I'm looking for an application which allows me to see what is consuming the most disk space and also to delete the files from there.
My personal favorite is GNOME Disk Usage Analyzer (baobab):
You can install it with
sudo apt-get install baobab
Select any file from the table on the left side to move it to trash on right click.
Personally I like KDirStat
you can install with
sudo apt-get install kdirstat
If you're using KDE, I'd recommend
You may install it using:
apt-get install filelight
It is very similar to GNOME baobab recommended by terdon.
The wikipedia entry says:
Filelight is a KDE graphical disk usage analyzer, part of the KDE Utils package, which uses the sunburst chart technique to display disk usage. Instead of showing a tree view of the files within a partition or directory, or even a columns-represent-directories view like xdiskusage, it shows a series of concentric pie charts representing the various directories within the requested partition or directory and the amount of space they use1 (this method being known as a sunburst chart, ring chart, or multilevel pie chart).
A user may also click on the pie chart segment representing a particular directory, and repeat the analysis for that directory,2 right click that segment to open a file manager or terminal emulator in that location, or copy to clipboard or delete the directory, and they may right click the segment representing a file to open it, copy it to the clipboard, or delete it.
There is a fully rewritten version of KDirStat, by the same author, named QDirStat. Fast, customizable, using Qt5, desktop-agnostic (not depending on KDE components), and showing a squared view rather than concentric circles, which I personally find clearer. There is a ppa available for the installation.
JDiskReport is a nice tool, it requires Java 6 or later, Java 7 is recommended.

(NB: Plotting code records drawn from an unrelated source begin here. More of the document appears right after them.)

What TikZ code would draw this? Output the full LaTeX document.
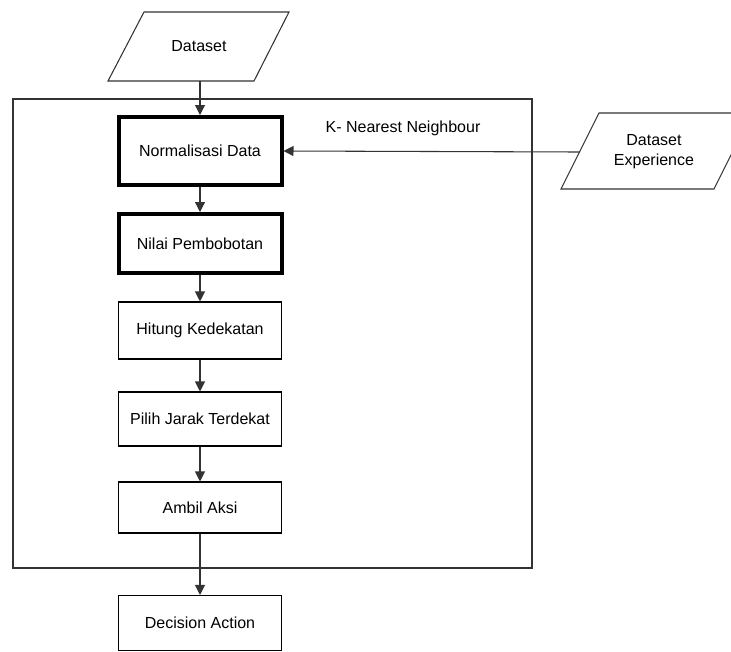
\documentclass[tikz,border=0pt]{standalone}
\usepackage{fontspec}
\setmainfont{Liberation Sans}
\usetikzlibrary{arrows.meta}
\begin{document}
\begin{tikzpicture}[x=0.75pt,y=-0.75pt,
  every node/.style={font=\fontsize{12}{15}\selectfont},
  proc/.style={draw=black, line width=0.8pt, minimum width=122.25pt, inner sep=0pt, fill=white},
  thickproc/.style={proc, line width=3pt},
  flow/.style={draw=black!80, line width=0.8pt, -{Triangle[width=7.5pt,length=7.5pt]}},
  thinline/.style={draw=black!80, line width=0.8pt}]
\useasboundingbox (0,0) rectangle (731,651);
\clip (0,0) rectangle (731,651);
% outer frame
\draw[thinline] (13,99) rectangle (532,568);
% Dataset parallelogram
\draw[thinline] (144,12) -- (289,12) -- (254,81) -- (108,81) -- cycle;
\node (ds) at (199,46) {Dataset};
\coordinate (dsb) at (200,81);
% Dataset Experience parallelogram
\draw[thinline] (599,113) -- (752,113) -- (714,189) -- (561,189) -- cycle;
\node[align=center] (dse) at (654,152) {Dataset\\Experience};
\coordinate (dsel) at (580,152);
% process boxes
\node[thickproc, minimum height=51pt] (norm) at (200,151) {Normalisasi Data};
\node[thickproc, minimum height=44.25pt] (nilai) at (200,243.5) {Nilai Pembobotan};
\node[proc, minimum height=42.75pt] (hit) at (200,330.5) {Hitung Kedekatan};
\node[proc, minimum height=40.5pt] (pil) at (200,419) {Pilih Jarak Terdekat};
\node[proc, minimum height=38.25pt] (amb) at (200,507.5) {Ambil Aksi};
\node[proc, minimum height=41.25pt] (dec) at (200,623) {Decision Action};
% label
\node (knn) at (403,128) {K- Nearest Neighbour};
% connectors
\draw[flow] (dsb) -- (norm.north);
\draw[flow] (dsel) -- (norm.east);
\draw[flow] (norm) -- (nilai);
\draw[flow] (nilai) -- (hit);
\draw[flow] (hit) -- (pil);
\draw[flow] (pil) -- (amb);
\draw[flow] (amb) -- (dec);
\end{tikzpicture}
\end{document}
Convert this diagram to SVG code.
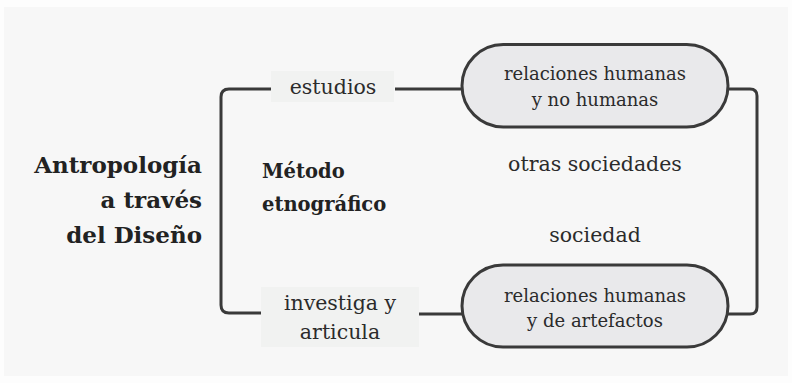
<svg xmlns="http://www.w3.org/2000/svg" width="792" height="383" viewBox="0 0 792 383">
<style>
.bg{fill:#f7f7f7}
.line{fill:none;stroke:#3a3a3a;stroke-width:3;stroke-linejoin:round}
.pill{fill:#e9e9eb;stroke:#3a3a3a;stroke-width:3}
.lbl{fill:#f1f2f1}
.t{font-family:"DejaVu Serif","Liberation Serif",serif;fill:#2b2b2b;text-anchor:middle}
.free{font-size:20.5px}
.pt{font-size:18px}
.b{font-family:"DejaVu Serif","Liberation Serif",serif;font-weight:bold;fill:#222}
</style>
<rect width="792" height="383" fill="#fdfdfd"/>
<rect class="bg" x="4" y="7" width="784" height="369"/>
<g id="connectors">
<path class="line" d="M271 89 H229 Q221 89 221 97 V305 Q221 313 229 313 H262"/>
<path class="line" d="M395 89 H462"/>
<path class="line" d="M419 314 H462"/>
<path class="line" d="M728 89 H750 Q757 89 757 96 V307 Q757 314 750 314 H728"/>
</g>
<g id="title">
<text class="b" x="202" y="173" font-size="23" text-anchor="end">Antropología</text>
<text class="b" x="202" y="208" font-size="23" text-anchor="end">a través</text>
<text class="b" x="202" y="243" font-size="23" text-anchor="end">del Diseño</text>
</g>
<g id="metodo">
<text class="b" x="262" y="178" font-size="19.5">Método</text>
<text class="b" x="262" y="211" font-size="19.5">etnográfico</text>
</g>
<g id="estudios">
<rect class="lbl" x="271" y="71" width="123" height="31"/>
<text class="t free" x="333" y="94">estudios</text>
</g>
<g id="investiga">
<rect class="lbl" x="261" y="287" width="158" height="60"/>
<text class="t free" x="340" y="310">investiga y</text>
<text class="t free" x="340" y="339">articula</text>
</g>
<g id="pill1">
<rect class="pill" x="462" y="44.5" width="266" height="82.5" rx="41.25"/>
<text class="t pt" x="595" y="80">relaciones humanas</text>
<text class="t pt" x="595" y="106">y no humanas</text>
</g>
<g id="otras">
<text class="t free" x="595" y="171">otras sociedades</text>
</g>
<g id="sociedad">
<text class="t free" x="595" y="242">sociedad</text>
</g>
<g id="pill2">
<rect class="pill" x="462" y="265" width="266" height="82" rx="41"/>
<text class="t pt" x="595" y="302">relaciones humanas</text>
<text class="t pt" x="595" y="327">y de artefactos</text>
</g>
</svg>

If you happen to be on the command line, you can use: ncdu Ncdu is a disk usage analyzer with an ncurses interface. It is designed to find space hogs on a remote server where you don't have an entire graphical setup available, but it is a useful tool even on regular desktop systems. Ncdu aims to be fast, simple and easy to use, and should be able to run in any minimal POSIX-like environment with ncurses installed.